• **Instructions for the task**:
In your copy, include every line of the listing below exactly but none of the pictures.
━━ Information shown
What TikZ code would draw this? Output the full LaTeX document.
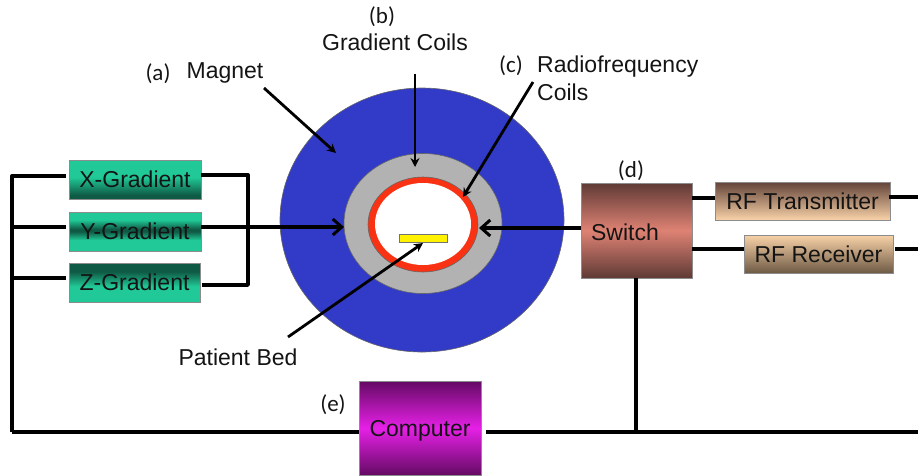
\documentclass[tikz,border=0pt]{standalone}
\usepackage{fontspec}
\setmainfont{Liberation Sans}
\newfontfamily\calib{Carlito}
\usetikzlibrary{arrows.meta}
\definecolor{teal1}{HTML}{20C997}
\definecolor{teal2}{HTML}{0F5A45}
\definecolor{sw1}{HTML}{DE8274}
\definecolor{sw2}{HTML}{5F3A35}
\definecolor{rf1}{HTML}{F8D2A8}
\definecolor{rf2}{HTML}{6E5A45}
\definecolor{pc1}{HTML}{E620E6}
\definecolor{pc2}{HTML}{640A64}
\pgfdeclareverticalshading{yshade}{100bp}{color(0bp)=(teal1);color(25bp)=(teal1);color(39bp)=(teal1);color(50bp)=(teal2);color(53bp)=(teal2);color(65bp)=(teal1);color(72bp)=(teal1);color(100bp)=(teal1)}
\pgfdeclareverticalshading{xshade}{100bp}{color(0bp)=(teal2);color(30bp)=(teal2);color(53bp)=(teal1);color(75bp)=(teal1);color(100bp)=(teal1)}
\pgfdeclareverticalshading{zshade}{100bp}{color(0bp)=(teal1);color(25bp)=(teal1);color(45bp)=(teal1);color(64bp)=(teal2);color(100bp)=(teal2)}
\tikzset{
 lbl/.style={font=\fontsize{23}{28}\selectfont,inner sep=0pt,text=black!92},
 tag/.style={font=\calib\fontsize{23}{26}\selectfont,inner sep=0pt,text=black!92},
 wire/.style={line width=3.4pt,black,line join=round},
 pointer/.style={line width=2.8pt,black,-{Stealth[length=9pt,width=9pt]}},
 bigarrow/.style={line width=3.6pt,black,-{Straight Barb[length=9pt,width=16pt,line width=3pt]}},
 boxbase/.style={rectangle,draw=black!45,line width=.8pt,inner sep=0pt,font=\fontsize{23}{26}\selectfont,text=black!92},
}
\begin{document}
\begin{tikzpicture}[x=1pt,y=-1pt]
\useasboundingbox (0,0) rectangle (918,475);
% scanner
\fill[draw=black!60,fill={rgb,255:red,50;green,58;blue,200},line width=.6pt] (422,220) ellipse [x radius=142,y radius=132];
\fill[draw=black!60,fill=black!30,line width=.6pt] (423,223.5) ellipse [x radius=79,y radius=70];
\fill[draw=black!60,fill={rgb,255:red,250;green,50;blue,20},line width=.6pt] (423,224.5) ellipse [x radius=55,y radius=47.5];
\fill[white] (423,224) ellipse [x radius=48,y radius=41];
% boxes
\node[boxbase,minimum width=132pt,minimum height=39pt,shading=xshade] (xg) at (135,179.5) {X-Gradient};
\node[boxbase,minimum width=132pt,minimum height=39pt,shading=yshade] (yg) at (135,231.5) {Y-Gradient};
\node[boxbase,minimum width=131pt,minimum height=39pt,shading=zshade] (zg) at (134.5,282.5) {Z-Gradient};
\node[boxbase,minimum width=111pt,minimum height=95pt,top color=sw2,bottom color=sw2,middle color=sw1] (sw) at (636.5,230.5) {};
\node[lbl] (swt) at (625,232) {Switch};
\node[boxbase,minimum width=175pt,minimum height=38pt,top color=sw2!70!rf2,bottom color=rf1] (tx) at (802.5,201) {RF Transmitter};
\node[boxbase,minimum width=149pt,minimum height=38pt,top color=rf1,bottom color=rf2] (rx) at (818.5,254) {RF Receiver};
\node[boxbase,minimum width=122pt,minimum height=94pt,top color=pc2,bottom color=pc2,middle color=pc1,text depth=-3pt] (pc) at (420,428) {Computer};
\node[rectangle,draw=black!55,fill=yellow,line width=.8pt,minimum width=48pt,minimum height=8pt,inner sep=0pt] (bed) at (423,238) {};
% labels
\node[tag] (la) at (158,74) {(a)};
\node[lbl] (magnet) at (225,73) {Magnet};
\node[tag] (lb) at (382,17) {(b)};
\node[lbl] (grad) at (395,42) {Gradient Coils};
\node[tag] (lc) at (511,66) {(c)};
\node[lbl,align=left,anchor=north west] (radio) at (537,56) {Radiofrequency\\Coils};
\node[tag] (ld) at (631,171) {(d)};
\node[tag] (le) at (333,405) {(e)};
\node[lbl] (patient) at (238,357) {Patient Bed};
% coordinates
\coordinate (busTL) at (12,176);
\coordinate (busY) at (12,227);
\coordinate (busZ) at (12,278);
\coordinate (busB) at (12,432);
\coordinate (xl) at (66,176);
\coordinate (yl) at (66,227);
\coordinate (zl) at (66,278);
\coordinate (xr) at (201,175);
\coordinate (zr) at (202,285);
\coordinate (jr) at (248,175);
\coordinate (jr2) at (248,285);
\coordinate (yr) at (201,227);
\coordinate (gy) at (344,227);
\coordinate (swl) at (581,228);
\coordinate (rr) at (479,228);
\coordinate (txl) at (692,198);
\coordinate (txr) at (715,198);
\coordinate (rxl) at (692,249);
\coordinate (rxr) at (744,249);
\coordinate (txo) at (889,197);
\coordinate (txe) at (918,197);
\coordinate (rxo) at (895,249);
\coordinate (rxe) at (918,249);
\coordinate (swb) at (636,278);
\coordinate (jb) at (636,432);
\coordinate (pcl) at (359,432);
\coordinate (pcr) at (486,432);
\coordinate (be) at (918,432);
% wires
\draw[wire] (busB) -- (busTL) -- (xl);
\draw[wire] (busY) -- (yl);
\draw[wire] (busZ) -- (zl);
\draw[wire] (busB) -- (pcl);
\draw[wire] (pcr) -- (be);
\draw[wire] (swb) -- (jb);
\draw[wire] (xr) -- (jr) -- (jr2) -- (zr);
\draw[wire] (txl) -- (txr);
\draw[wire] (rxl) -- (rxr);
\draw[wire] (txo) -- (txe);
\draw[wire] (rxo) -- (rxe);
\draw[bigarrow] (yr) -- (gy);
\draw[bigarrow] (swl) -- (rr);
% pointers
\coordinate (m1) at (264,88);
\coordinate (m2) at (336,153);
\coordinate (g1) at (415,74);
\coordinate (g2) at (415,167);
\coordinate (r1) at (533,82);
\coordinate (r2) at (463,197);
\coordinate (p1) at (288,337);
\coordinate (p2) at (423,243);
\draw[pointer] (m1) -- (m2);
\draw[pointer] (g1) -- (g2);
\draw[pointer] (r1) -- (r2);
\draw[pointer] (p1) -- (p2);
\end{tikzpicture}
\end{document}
━━━━
• **Written solution**:
What TikZ code would draw this? Output the full LaTeX document.
\documentclass[tikz,border=0pt]{standalone}
\usepackage{fontspec}
\setmainfont{Liberation Sans}
\newfontfamily\calib{Carlito}
\usetikzlibrary{arrows.meta}
\definecolor{teal1}{HTML}{20C997}
\definecolor{teal2}{HTML}{0F5A45}
\definecolor{sw1}{HTML}{DE8274}
\definecolor{sw2}{HTML}{5F3A35}
\definecolor{rf1}{HTML}{F8D2A8}
\definecolor{rf2}{HTML}{6E5A45}
\definecolor{pc1}{HTML}{E620E6}
\definecolor{pc2}{HTML}{640A64}
\pgfdeclareverticalshading{yshade}{100bp}{color(0bp)=(teal1);color(25bp)=(teal1);color(39bp)=(teal1);color(50bp)=(teal2);color(53bp)=(teal2);color(65bp)=(teal1);color(72bp)=(teal1);color(100bp)=(teal1)}
\pgfdeclareverticalshading{xshade}{100bp}{color(0bp)=(teal2);color(30bp)=(teal2);color(53bp)=(teal1);color(75bp)=(teal1);color(100bp)=(teal1)}
\pgfdeclareverticalshading{zshade}{100bp}{color(0bp)=(teal1);color(25bp)=(teal1);color(45bp)=(teal1);color(64bp)=(teal2);color(100bp)=(teal2)}
\tikzset{
 lbl/.style={font=\fontsize{23}{28}\selectfont,inner sep=0pt,text=black!92},
 tag/.style={font=\calib\fontsize{23}{26}\selectfont,inner sep=0pt,text=black!92},
 wire/.style={line width=3.4pt,black,line join=round},
 pointer/.style={line width=2.8pt,black,-{Stealth[length=9pt,width=9pt]}},
 bigarrow/.style={line width=3.6pt,black,-{Straight Barb[length=9pt,width=16pt,line width=3pt]}},
 boxbase/.style={rectangle,draw=black!45,line width=.8pt,inner sep=0pt,font=\fontsize{23}{26}\selectfont,text=black!92},
}
\begin{document}
\begin{tikzpicture}[x=1pt,y=-1pt]
\useasboundingbox (0,0) rectangle (918,475);
% scanner
\fill[draw=black!60,fill={rgb,255:red,50;green,58;blue,200},line width=.6pt] (422,220) ellipse [x radius=142,y radius=132];
\fill[draw=black!60,fill=black!30,line width=.6pt] (423,223.5) ellipse [x radius=79,y radius=70];
\fill[draw=black!60,fill={rgb,255:red,250;green,50;blue,20},line width=.6pt] (423,224.5) ellipse [x radius=55,y radius=47.5];
\fill[white] (423,224) ellipse [x radius=48,y radius=41];
% boxes
\node[boxbase,minimum width=132pt,minimum height=39pt,shading=xshade] (xg) at (135,179.5) {X-Gradient};
\node[boxbase,minimum width=132pt,minimum height=39pt,shading=yshade] (yg) at (135,231.5) {Y-Gradient};
\node[boxbase,minimum width=131pt,minimum height=39pt,shading=zshade] (zg) at (134.5,282.5) {Z-Gradient};
\node[boxbase,minimum width=111pt,minimum height=95pt,top color=sw2,bottom color=sw2,middle color=sw1] (sw) at (636.5,230.5) {};
\node[lbl] (swt) at (625,232) {Switch};
\node[boxbase,minimum width=175pt,minimum height=38pt,top color=sw2!70!rf2,bottom color=rf1] (tx) at (802.5,201) {RF Transmitter};
\node[boxbase,minimum width=149pt,minimum height=38pt,top color=rf1,bottom color=rf2] (rx) at (818.5,254) {RF Receiver};
\node[boxbase,minimum width=122pt,minimum height=94pt,top color=pc2,bottom color=pc2,middle color=pc1,text depth=-3pt] (pc) at (420,428) {Computer};
\node[rectangle,draw=black!55,fill=yellow,line width=.8pt,minimum width=48pt,minimum height=8pt,inner sep=0pt] (bed) at (423,238) {};
% labels
\node[tag] (la) at (158,74) {(a)};
\node[lbl] (magnet) at (225,73) {Magnet};
\node[tag] (lb) at (382,17) {(b)};
\node[lbl] (grad) at (395,42) {Gradient Coils};
\node[tag] (lc) at (511,66) {(c)};
\node[lbl,align=left,anchor=north west] (radio) at (537,56) {Radiofrequency\\Coils};
\node[tag] (ld) at (631,171) {(d)};
\node[tag] (le) at (333,405) {(e)};
\node[lbl] (patient) at (238,357) {Patient Bed};
% coordinates
\coordinate (busTL) at (12,176);
\coordinate (busY) at (12,227);
\coordinate (busZ) at (12,278);
\coordinate (busB) at (12,432);
\coordinate (xl) at (66,176);
\coordinate (yl) at (66,227);
\coordinate (zl) at (66,278);
\coordinate (xr) at (201,175);
\coordinate (zr) at (202,285);
\coordinate (jr) at (248,175);
\coordinate (jr2) at (248,285);
\coordinate (yr) at (201,227);
\coordinate (gy) at (344,227);
\coordinate (swl) at (581,228);
\coordinate (rr) at (479,228);
\coordinate (txl) at (692,198);
\coordinate (txr) at (715,198);
\coordinate (rxl) at (692,249);
\coordinate (rxr) at (744,249);
\coordinate (txo) at (889,197);
\coordinate (txe) at (918,197);
\coordinate (rxo) at (895,249);
\coordinate (rxe) at (918,249);
\coordinate (swb) at (636,278);
\coordinate (jb) at (636,432);
\coordinate (pcl) at (359,432);
\coordinate (pcr) at (486,432);
\coordinate (be) at (918,432);
% wires
\draw[wire] (busB) -- (busTL) -- (xl);
\draw[wire] (busY) -- (yl);
\draw[wire] (busZ) -- (zl);
\draw[wire] (busB) -- (pcl);
\draw[wire] (pcr) -- (be);
\draw[wire] (swb) -- (jb);
\draw[wire] (xr) -- (jr) -- (jr2) -- (zr);
\draw[wire] (txl) -- (txr);
\draw[wire] (rxl) -- (rxr);
\draw[wire] (txo) -- (txe);
\draw[wire] (rxo) -- (rxe);
\draw[bigarrow] (yr) -- (gy);
\draw[bigarrow] (swl) -- (rr);
% pointers
\coordinate (m1) at (264,88);
\coordinate (m2) at (336,153);
\coordinate (g1) at (415,74);
\coordinate (g2) at (415,167);
\coordinate (r1) at (533,82);
\coordinate (r2) at (463,197);
\coordinate (p1) at (288,337);
\coordinate (p2) at (423,243);
\draw[pointer] (m1) -- (m2);
\draw[pointer] (g1) -- (g2);
\draw[pointer] (r1) -- (r2);
\draw[pointer] (p1) -- (p2);
\end{tikzpicture}
\end{document}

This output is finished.